Monarchs have a new place to grow

The Enterprise — Michael Koff

Proud students show off their Monarch Waystation sign for their participation in the Save the Monarchs program Tricia Putman created for second-grade students in Voorheesville. From left, in the back row are: Eric Richardson, Madeleine Reilly, and Kendra Krasuski. In front, are: Braden Stein and Cian Connolly.


VOORHEESVILLE — The garden project at Voorheesville Elementary School got a new addition this year when Tricia Putman made the Save the Monarchs program for second-grade students.

Putman, a parent of two daughters in the Voorheesville school district, also coaches an Odyssey of the Mind team at the elementary school. This past year, her team of fifth-grade students made it to state-level competition.

She has been involved with the garden project, which is funded by the Voorheesville Parent Teacher Association, since 2010, including the farm-to-school initiative, as well as the community and school garden, Blackbird Paradise. She wanted to bring a new program into the school, and created Save the Monarchs herself after seeing an article in a magazine about the plight the monarchs are facing.

Development of land is destroying the monarchs’ natural habitat, and many people consider milkweed, the only food source for monarch larvae, to be an unwanted plant since it can spread easily, so the plant often gets destroyed.

Both milkweed plants and monarchs themselves are vulnerable to herbicides and pesticides used by many farmers and gardeners.

The Save the Monarchs program fit perfectly with the curriculum for second-graders, she said, because they are learning about plant and animal life cycles.

Putman got in touch with, a national program based out of the University of Kansas that gets people of all ages involved in their large-scale project about conserving monarch butterflies.

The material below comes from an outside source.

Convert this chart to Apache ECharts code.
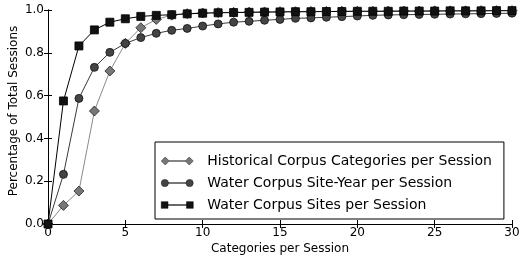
<!DOCTYPE html>
<html>
<head>
    <meta charset="utf-8" />
    <title>Sessions</title>
    <script src="https://cdn.jsdelivr.net/npm/echarts@6/dist/echarts.min.js"></script>
    <style>
        html, body { margin: 0; padding: 0; background: #fff; }
        #chart { width: 521px; height: 258px; }
    </style>
</head>
<body>
    <div id="chart"></div>
<script>
    // categories per session (x)
    var categories = [0, 1, 2, 3, 4, 5, 6, 7, 8, 9, 10, 11, 12, 13, 14, 15, 16, 17, 18, 19, 20, 21, 22, 23, 24, 25, 26, 27, 28, 29, 30];
    var historical = [0, 0.087, 0.154, 0.528, 0.715, 0.844, 0.917, 0.956, 0.976, 0.983, 0.986, 0.988, 0.989, 0.990, 0.991, 0.992, 0.992, 0.993, 0.993, 0.994, 0.994, 0.994, 0.995, 0.995, 0.995, 0.996, 0.996, 0.996, 0.997, 0.997, 0.997];
    var siteYear = [0, 0.232, 0.587, 0.732, 0.802, 0.844, 0.871, 0.891, 0.905, 0.914, 0.925, 0.935, 0.943, 0.947, 0.952, 0.956, 0.961, 0.963, 0.966, 0.969, 0.972, 0.975, 0.977, 0.978, 0.979, 0.980, 0.981, 0.982, 0.983, 0.984, 0.985];
    var sites = [0, 0.575, 0.832, 0.907, 0.943, 0.959, 0.970, 0.975, 0.978, 0.982, 0.985, 0.987, 0.988, 0.989, 0.990, 0.991, 0.992, 0.992, 0.993, 0.993, 0.994, 0.994, 0.994, 0.995, 0.995, 0.995, 0.996, 0.996, 0.996, 0.997, 0.997];
    var xTicks = [0, 5, 10, 15, 20, 25, 30];
    var yTicks = [0.0, 0.2, 0.4, 0.6, 0.8, 1.0];

    function pairs(ys) {
        return categories.map(function (x, i) { return [x, ys[i]]; });
    }

    // legend icons: marker - line - marker
    var diamondIcon = 'path://M0,4L4,0L8,4L4,8Z M8,3.7L24,3.7L24,4.3L8,4.3Z M24,4L28,0L32,4L28,8Z';
    var circleIcon = 'path://M0.5,4A3.5,3.5 0 1,1 7.5,4A3.5,3.5 0 1,1 0.5,4Z M7.5,3.7L24.5,3.7L24.5,4.3L7.5,4.3Z M24.5,4A3.5,3.5 0 1,1 31.5,4A3.5,3.5 0 1,1 24.5,4Z';
    var squareIcon = 'path://M0.8,0.8L7.2,0.8L7.2,7.2L0.8,7.2Z M7.2,3.7L24.8,3.7L24.8,4.3L7.2,4.3Z M24.8,0.8L31.2,0.8L31.2,7.2L24.8,7.2Z';

    var font = 'DejaVu Sans';
    var tickStyle = { show: true, inside: true, length: 4, lineStyle: { color: '#000', width: 1 } };
    var lineAxis = { show: true, lineStyle: { color: '#000', width: 1 } };

    var myChart = echarts.init(document.getElementById('chart'));
    var option = {
        animation: false,
        textStyle: { fontFamily: font },
        grid: { left: 48, right: 9, top: 10, bottom: 34, containLabel: false, outerBoundsMode: 'none' },
        legend: {
            orient: 'vertical',
            left: 155,
            top: 142,
            padding: [12, 12, 7, 6],
            itemWidth: 32,
            itemHeight: 8,
            itemGap: 8,
            borderColor: '#000',
            borderWidth: 1,
            itemStyle: { borderWidth: 0.5 },
            textStyle: { fontFamily: font, fontSize: 14, color: '#000', padding: [0, 0, 0, 9] },
            data: [
                { name: 'Historical Corpus Categories per Session', icon: diamondIcon },
                { name: 'Water Corpus Site-Year per Session', icon: circleIcon },
                { name: 'Water Corpus Sites per Session', icon: squareIcon }
            ]
        },
        xAxis: [{
            type: 'value',
            min: xTicks[0],
            max: xTicks[xTicks.length - 1],
            interval: 5,
            name: 'Categories per Session',
            nameLocation: 'middle',
            nameGap: 19,
            nameMoveOverlap: false,
            nameTextStyle: { fontFamily: font, fontSize: 12, color: '#000' },
            axisLine: lineAxis,
            axisTick: tickStyle,
            axisLabel: { fontFamily: font, fontSize: 12, color: '#000', margin: 3 },
            splitLine: { show: false }
        }, {
            type: 'value',
            position: 'top',
            min: xTicks[0],
            max: xTicks[xTicks.length - 1],
            interval: 5,
            axisLine: lineAxis,
            axisTick: tickStyle,
            axisLabel: { show: false },
            splitLine: { show: false }
        }],
        yAxis: [{
            type: 'value',
            min: yTicks[0],
            max: yTicks[yTicks.length - 1],
            interval: 0.2,
            name: 'Percentage of Total Sessions',
            nameLocation: 'middle',
            nameGap: 34,
            nameMoveOverlap: false,
            nameTextStyle: { fontFamily: font, fontSize: 12, color: '#000', padding: [0, 0, 0, 12], verticalAlign: 'middle' },
            axisLine: lineAxis,
            axisTick: tickStyle,
            axisLabel: {
                fontFamily: font, fontSize: 12, color: '#000', margin: 4,
                formatter: function (v) { return v.toFixed(1); }
            },
            splitLine: { show: false }
        }, {
            type: 'value',
            position: 'right',
            min: yTicks[0],
            max: yTicks[yTicks.length - 1],
            interval: 0.2,
            axisLine: lineAxis,
            axisTick: tickStyle,
            axisLabel: { show: false },
            splitLine: { show: false }
        }],
        series: [
            {
                name: 'Historical Corpus Categories per Session',
                type: 'line',
                data: pairs(historical),
                symbol: 'diamond',
                symbolSize: 10,
                showAllSymbol: true,
                lineStyle: { color: '#8a8a8a', width: 1 },
                itemStyle: { color: '#777', borderColor: '#222', borderWidth: 0.8 }
            },
            {
                name: 'Water Corpus Site-Year per Session',
                type: 'line',
                data: pairs(siteYear),
                symbol: 'circle',
                symbolSize: 8,
                showAllSymbol: true,
                lineStyle: { color: '#3a3a3a', width: 1 },
                itemStyle: { color: '#444', borderColor: '#111', borderWidth: 0.8 }
            },
            {
                name: 'Water Corpus Sites per Session',
                type: 'line',
                data: pairs(sites),
                symbol: 'rect',
                symbolSize: 8,
                showAllSymbol: true,
                lineStyle: { color: '#000', width: 1 },
                itemStyle: { color: '#111', borderColor: '#000', borderWidth: 0.8 }
            }
        ]
    };
    myChart.setOption(option);
</script>
</body>
</html>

Putman wanted to help raise awareness about the issues monarchs face, so getting the students to be involved with a national organization was a perfect fit.

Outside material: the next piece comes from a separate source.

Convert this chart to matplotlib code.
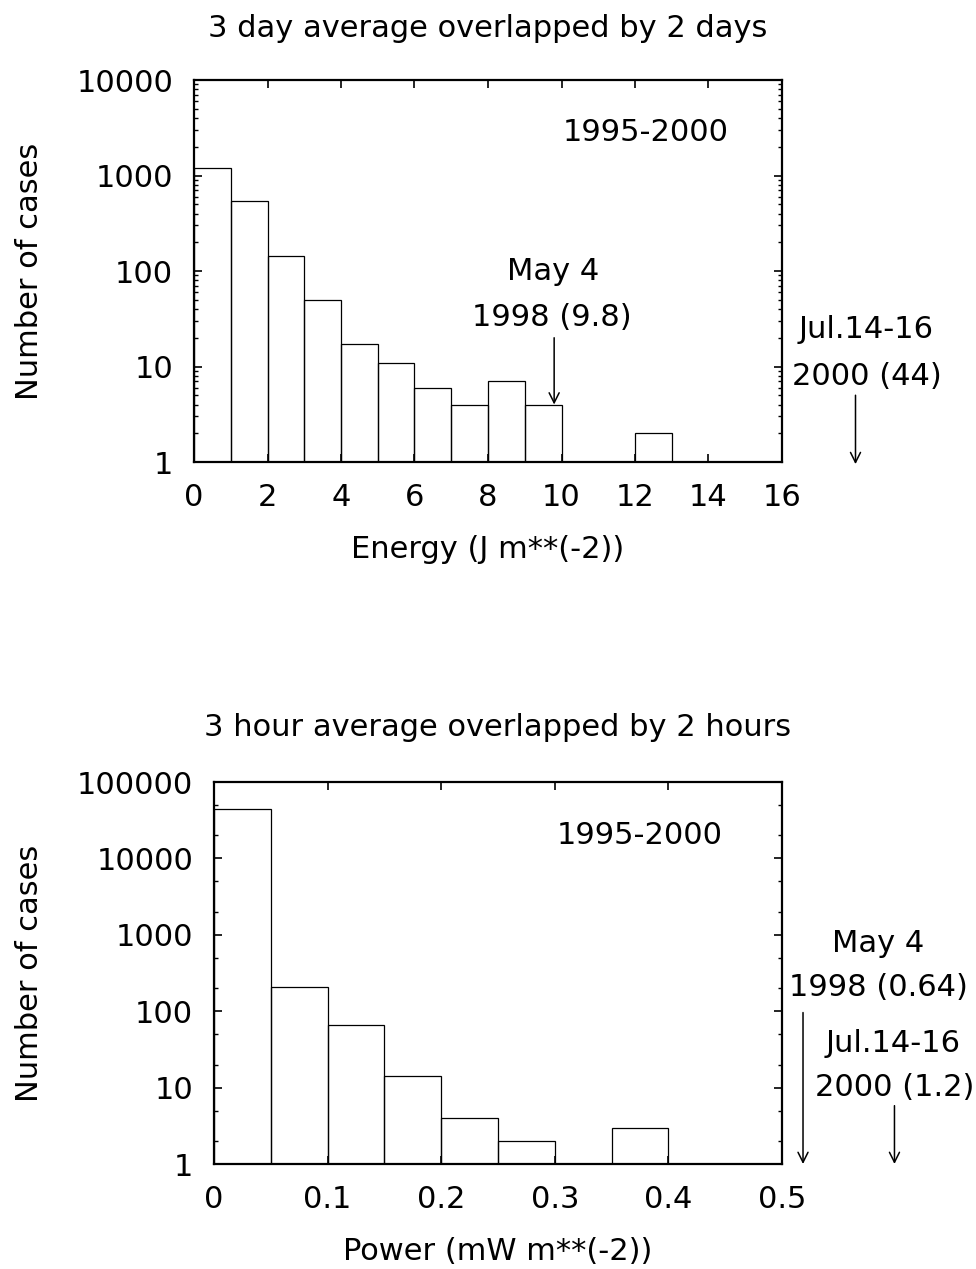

Each second-grade classroom and the elementary school science lab got a “rearing kit” from Monarch Watch so they could see the caterpillars transform into butterflies.

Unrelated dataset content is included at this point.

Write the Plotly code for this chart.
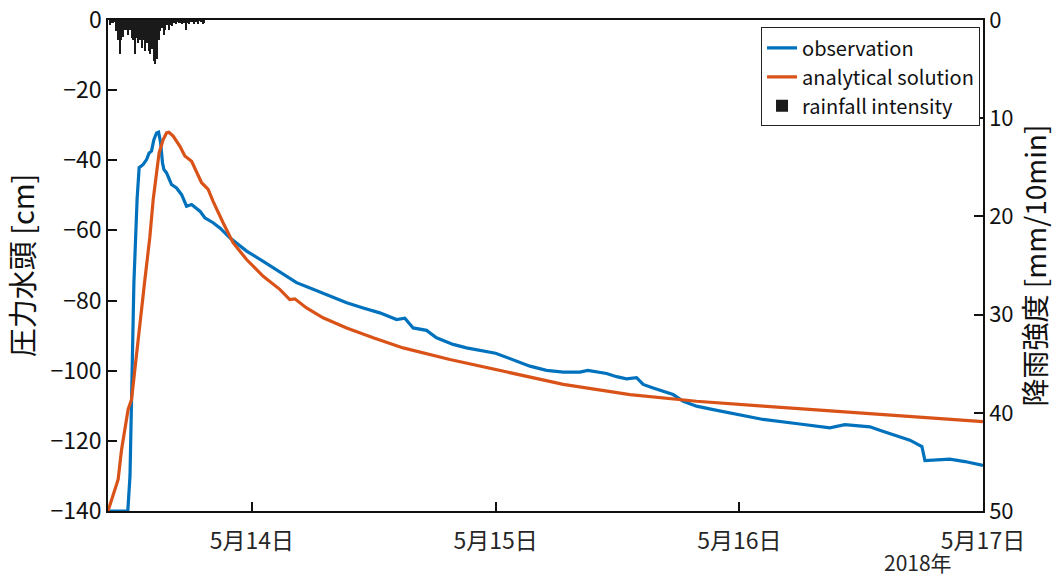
import pandas as pd
import plotly.graph_objects as go

# Observed pressure head [cm]
obs_time = [
    "2018-05-13 09:50", "2018-05-13 11:47", "2018-05-13 12:00", "2018-05-13 12:11",
    "2018-05-13 12:23", "2018-05-13 12:42", "2018-05-13 12:54", "2018-05-13 13:18",
    "2018-05-13 13:38", "2018-05-13 13:53", "2018-05-13 14:07", "2018-05-13 14:21",
    "2018-05-13 14:37", "2018-05-13 14:49", "2018-05-13 15:01", "2018-05-13 15:12",
    "2018-05-13 15:20", "2018-05-13 15:36", "2018-05-13 15:55", "2018-05-13 16:05",
    "2018-05-13 16:35", "2018-05-13 17:05", "2018-05-13 17:34", "2018-05-13 18:04",
    "2018-05-13 18:53", "2018-05-13 19:22", "2018-05-13 20:11", "2018-05-13 20:51",
    "2018-05-13 21:50", "2018-05-13 23:29", "2018-05-14 01:07", "2018-05-14 02:45",
    "2018-05-14 04:24", "2018-05-14 06:02", "2018-05-14 07:41", "2018-05-14 09:20",
    "2018-05-14 10:58", "2018-05-14 12:36", "2018-05-14 14:15", "2018-05-14 15:04",
    "2018-05-14 15:53", "2018-05-14 17:12", "2018-05-14 18:11", "2018-05-14 19:49",
    "2018-05-14 21:08", "2018-05-15 00:00", "2018-05-15 03:23", "2018-05-15 05:01",
    "2018-05-15 06:40", "2018-05-15 08:18", "2018-05-15 09:05", "2018-05-15 09:57",
    "2018-05-15 10:56", "2018-05-15 11:55", "2018-05-15 12:54", "2018-05-15 13:53",
    "2018-05-15 14:32", "2018-05-15 15:31", "2018-05-15 16:31", "2018-05-15 17:29",
    "2018-05-15 18:29", "2018-05-15 19:47", "2018-05-15 21:26", "2018-05-15 23:04",
    "2018-05-16 00:43", "2018-05-16 02:21", "2018-05-16 05:58", "2018-05-16 08:55",
    "2018-05-16 10:24", "2018-05-16 12:52", "2018-05-16 13:50", "2018-05-16 15:19",
    "2018-05-16 16:48", "2018-05-16 17:59", "2018-05-16 18:17", "2018-05-16 20:44",
    "2018-05-16 22:13", "2018-05-17 00:00",
]
obs_head = [
    -140.0, -140.0, -130.0, -108.0,
    -75.0, -51.0, -42.1, -41.2,
    -39.8, -37.9, -37.4, -34.1,
    -32.2, -32.0, -35.0, -40.7,
    -42.6, -43.6, -45.5, -46.9,
    -47.9, -49.8, -53.1, -52.6,
    -54.5, -56.4, -57.8, -59.3,
    -62.1, -65.9, -68.8, -71.9,
    -74.9, -76.8, -78.8, -80.6,
    -82.1, -83.5, -85.4, -85.0,
    -87.8, -88.5, -90.6, -92.5,
    -93.5, -95.0, -98.7, -99.9,
    -100.4, -100.4, -99.9, -100.4,
    -100.8, -101.7, -102.3, -102.0,
    -103.9, -104.9, -105.8, -106.8,
    -108.7, -110.1, -111.1, -112.0,
    -113.1, -113.9, -115.2, -116.3,
    -115.4, -116.0, -117.0, -118.3,
    -119.8, -121.6, -125.6, -125.2,
    -125.9, -127.0,
]

# Analytical solution [cm]
ana_time = [
    "2018-05-13 09:50", "2018-05-13 09:59", "2018-05-13 10:29", "2018-05-13 10:50",
    "2018-05-13 11:10", "2018-05-13 11:30", "2018-05-13 11:49", "2018-05-13 12:09",
    "2018-05-13 12:34", "2018-05-13 12:58", "2018-05-13 13:28", "2018-05-13 13:57",
    "2018-05-13 14:17", "2018-05-13 14:37", "2018-05-13 14:52", "2018-05-13 15:16",
    "2018-05-13 15:36", "2018-05-13 15:50", "2018-05-13 16:15", "2018-05-13 16:55",
    "2018-05-13 17:24", "2018-05-13 18:04", "2018-05-13 18:33", "2018-05-13 19:03",
    "2018-05-13 19:42", "2018-05-13 20:11", "2018-05-13 21:10", "2018-05-13 22:09",
    "2018-05-13 23:29", "2018-05-14 01:07", "2018-05-14 02:45", "2018-05-14 03:44",
    "2018-05-14 04:14", "2018-05-14 05:23", "2018-05-14 07:01", "2018-05-14 09:20",
    "2018-05-14 11:57", "2018-05-14 14:54", "2018-05-14 19:30", "2018-05-15 00:00",
    "2018-05-15 06:40", "2018-05-15 13:14", "2018-05-15 19:47", "2018-05-16 02:21",
    "2018-05-16 10:53", "2018-05-16 17:47", "2018-05-17 00:00",
]
ana_head = [
    -140.0, -138.6, -133.9, -131.0,
    -122.5, -115.8, -111.0, -108.2,
    -97.0, -86.0, -74.0, -62.0,
    -51.2, -43.6, -37.9, -34.1,
    -32.2, -32.0, -33.1, -36.0,
    -38.8, -40.3, -43.1, -46.4,
    -48.3, -51.7, -57.8, -63.5,
    -68.3, -73.1, -76.8, -79.7,
    -79.5, -82.1, -84.9, -87.8,
    -90.6, -93.5, -96.8, -99.7,
    -103.9, -106.8, -108.7, -110.1,
    -111.8, -113.2, -114.5,
]

# Rainfall intensity [mm/10min], 10-minute records from 2018-05-13 10:00
rain_start = "2018-05-13 10:00"
rain_mm = [
    0.5, 0.3, 0.3, 0.2, 1.1, 2.0, 3.5, 2.0, 1.7, 1.0,
    1.0, 1.5, 1.0, 1.8, 2.0, 3.5, 1.8, 2.3, 2.0, 2.8,
    2.0, 3.2, 2.3, 3.2, 3.5, 3.0, 4.2, 4.5, 4.0, 2.0,
    1.1, 0.8, 1.5, 1.0, 0.5, 1.0, 0.5, 0.6, 0.3, 0.4,
    0.2, 0.3, 0.3, 0.4, 0.3, 1.0, 0.3, 0.4, 0.2, 0.2,
    0.4, 0.2, 0.4, 0.1, 0.2, 0.4, 0.3,
]
rain_time = pd.date_range(rain_start, periods=len(rain_mm), freq="10min")

x_ticks = ["2018-05-14", "2018-05-15", "2018-05-16", "2018-05-17"]
x_tick_text = ["5月14日", "5月15日", "5月16日", "5月17日"]
y_ticks = [-140, -120, -100, -80, -60, -40, -20, 0]
y2_ticks = [0, 10, 20, 30, 40, 50]

FONT = "Noto Sans CJK JP, Noto Sans, sans-serif"
INK = "#111111"
BLUE = "#0072BD"
ORANGE = "#D95319"

fig = go.Figure()
fig.add_trace(go.Scatter(
    x=pd.to_datetime(obs_time), y=obs_head, mode="lines", name="observation",
    line=dict(color=BLUE, width=3.2),
))
fig.add_trace(go.Scatter(
    x=pd.to_datetime(ana_time), y=ana_head, mode="lines", name="analytical solution",
    line=dict(color=ORANGE, width=3.2),
))
fig.add_trace(go.Bar(
    x=rain_time, y=rain_mm, name="rainfall intensity", yaxis="y2",
    marker=dict(color="#1a1a1a", line=dict(width=0)),
    width=7 * 60 * 1000,
))

axis_common = dict(
    ticks="inside", ticklen=9, tickwidth=1.5, tickcolor=INK,
    showline=True, linecolor=INK, linewidth=1.5,
    showgrid=False, zeroline=False, automargin=False,
)

fig.update_layout(
    width=1059, height=581,
    margin=dict(l=108, r=76, t=20, b=70, autoexpand=False),
    paper_bgcolor="white", plot_bgcolor="white",
    font=dict(family=FONT, size=22, color=INK),
    bargap=0,
    xaxis=dict(
        type="date",
        range=["2018-05-13 09:50", "2018-05-17 00:00"],
        tickvals=x_ticks, ticktext=x_tick_text,
        mirror=True, ticklabelstandoff=9,
        tickfont=dict(size=23, color="#262626"),
        **axis_common,
    ),
    yaxis=dict(
        range=[-140, 0], tickvals=y_ticks,
        tickfont=dict(size=23, color=INK),
        title=dict(text="圧力水頭 [cm]", font=dict(size=29, color=INK), standoff=12),
        **axis_common,
    ),
    yaxis2=dict(
        overlaying="y", side="right",
        range=[50, 0], tickvals=y2_ticks,
        tickfont=dict(size=22, color=INK),
        title=dict(text="降雨強度 [mm/10min]", font=dict(size=28, color=INK), standoff=10),
        **axis_common,
    ),
    legend=dict(
        x=0.9966, y=0.985, xanchor="right", yanchor="top",
        bgcolor="white", bordercolor="#222222", borderwidth=1,
        font=dict(size=20, color=INK),
        itemwidth=30, tracegroupgap=0,
    ),
    annotations=[dict(
        text="2018年", xref="paper", yref="paper", x=0.9257, y=-0.139,
        xanchor="center", yanchor="bottom", showarrow=False,
        font=dict(size=21, color="#262626"),
    )],
)

fig.write_html("out.html")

The students also learned about milkweed, monarch larvae’s only food source. Putman taught the children how milkweed is poisonous to most insects, but monarchs are immune, and their ability to eat the milkweed makes them poisonous and foul-tasting to whatever creature tries to make a snack of them.

The kids thought that was the coolest part, Putman said.

While the monarchs were growing up, the students had to plant nectar sources around the monarch area of the garden so the adult monarchs would have food.

The butterflies were released in mid-June, and, when they begin to migrate south in the fall, Putman hopes to have the newest second-graders participate in Save the Monarchs by tagging the butterflies with little stickers, which allow Monarch Watch to track their migration patterns.

Also, the kids will collect the seed pods from milkweed plants before the pods pop open, and send them to Monarch Watch, which will grow new milkweed plants with them to send on to other schools and institutions interested in helping create an environment for the monarchs.

The effort of Putman and the students with this project earned the Voorheesville garden Monarch Waystation certification from Monarch Watch.

Waystation certification is given to places that properly create a habitat for the monarchs and maintain food sources for them during all life stages.

Not only are the students helping a creature that is the state insect for seven states, they are learning in the process.

“Hands-on explorative learning is so exciting to the kids,” Putman said, concluding, “Learning is easy when you make it so fun.”